Maryland's Eastern Shore region boasts an array of manufacturers involved in developing innovative products and services.
When Maryland native and veteran guitar builder Joe Knaggs left one of the country’s largest guitar companies in 2009 to form Knaggs Guitars, he searched his home state for a location and found himself drawn to Caroline County in Maryland’s Eastern Shore region.
“The people here have been wonderful to work with,” Knaggs says, noting the Caroline County Economic Development Corporation in particular. “They helped us get loans in the beginning to start the business, and they recently worked with us on another loan.”
At his Greensboro facility, Knaggs, his partner Peter Wolf, and their staff of designers and luthiers create impeccably styled, high-end guitars for a worldwide market of musicians that includes Nils Lofgren, a member of the E Street Band who backs Bruce Springsteen. The instruments are exported to Germany, Japan and England and distributed nationally, the styles of which are all named after American Indian river names, including rivers and tributaries to the Chesapeake Bay.

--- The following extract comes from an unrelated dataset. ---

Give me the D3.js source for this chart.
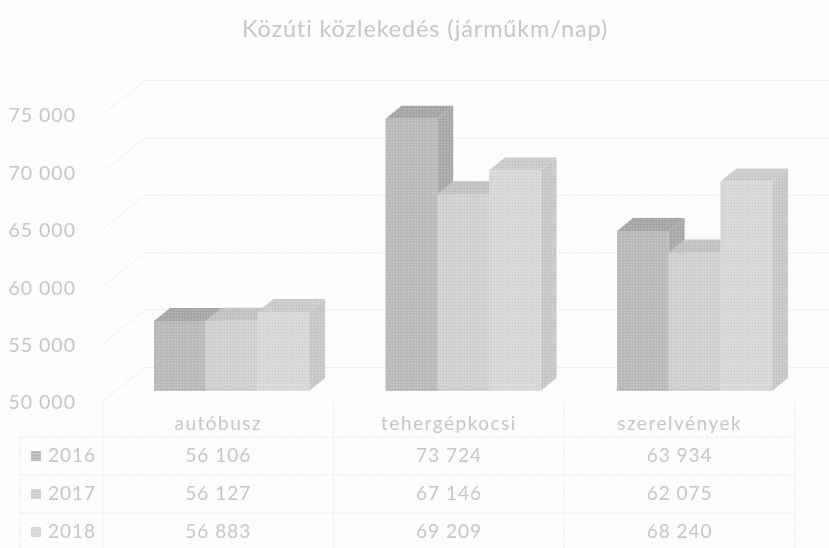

Diverse Companies, Innovative Products
Maryland’s Eastern Shore is home to an array of manufacturers, many of which fabricate innovative products that are sold globally. From plastics to yachts and guitars to medical devices, the region’s rich manufacturing history, strong work ethic, and strategic location approximately 70 miles from Baltimore and the nation’s capital make it an ideal location to make and ship products.
In Cecil County, fabled manufacturer W.L. Gore & Associates, inventor of the waterproof Gore-Tex fabric, makes medical products and operates a research and development facility in Elkton. The company employs more than 2,300 workers in Cecil County and is the county’s largest employer. In 2013, Gore announced its commitment to expand its facilities in Elkton, a $30 million dollar capital investment. Terumo Medical Corp., which develops and manufactures medical devices, supplies and accessories sold around the world, also has two production facilities and a $1.7 million product development laboratory in Elkton.
Other manufacturers with Cecil County operations include propellant and rocket motor maker ATK, DuPont Performance Polymers and GE, which makes railcars in Elkton.
Talbot County is also home to a collection of diverse manufacturers, including contract pharmaceutical manufacturer and packager Aphena Pharma Solutions, which operates a 110,000-square-foot facility for its liquids and topical division in Easton that employs 180. Jasco, a Japanese-owned company that makes a range of spectroscopy and chromatography analytical instruments, maintains its North American headquarters in Easton.
Industrial manufacturers populate Kent County, including Dixon Valve and Coupling, which employs 375 and makes hose fittings and accessories for a range of industries, and Gillespie & Son, which produces precast concrete products for construction markets. In Chestertown, the LaMotte Company designs and produces water quality and analytical testing equipment for labs, and Eastman Specialties makes plasticizers and synthetic oils used in everything from book binding to protective coatings for automobiles. Metal mesh and wire cloth maker Cambridge International is based in Dorchester County, along with LWRC International, which makes weapons and accessories for warfighters. Other top manufacturers in the county include corrugated box maker Interstate Container, specialty gases producer Air Liquide America and electronic packager Egide USA.
M&M Refrigeration in Federalsburg has grown from a regional service contractor to a tri-state international manufacturer of industrial refrigeration equipment and controls, offering the largest selection of screw compressors in the world. With more than 100 employees working in a 100,000-square-foot facility in Caroline County, the company’s ground-freezing technology provides the mining industry with portable chilling systems used in drilling vertical shafts and deep excavations to keep quicksand and sediment from seeping into the ground.
With its location amid the splendid natural attraction of Chesapeake Bay, many in Maryland’s Eastern Shore region’s manufacturing base say they couldn’t think of anywhere else they’d rather be.
“The people are very helpful, and it’s great to know everyone,” Knaggs says. “It’s so nice to drive here every day, by beautiful farms and through very little traffic. I feel really good about it.”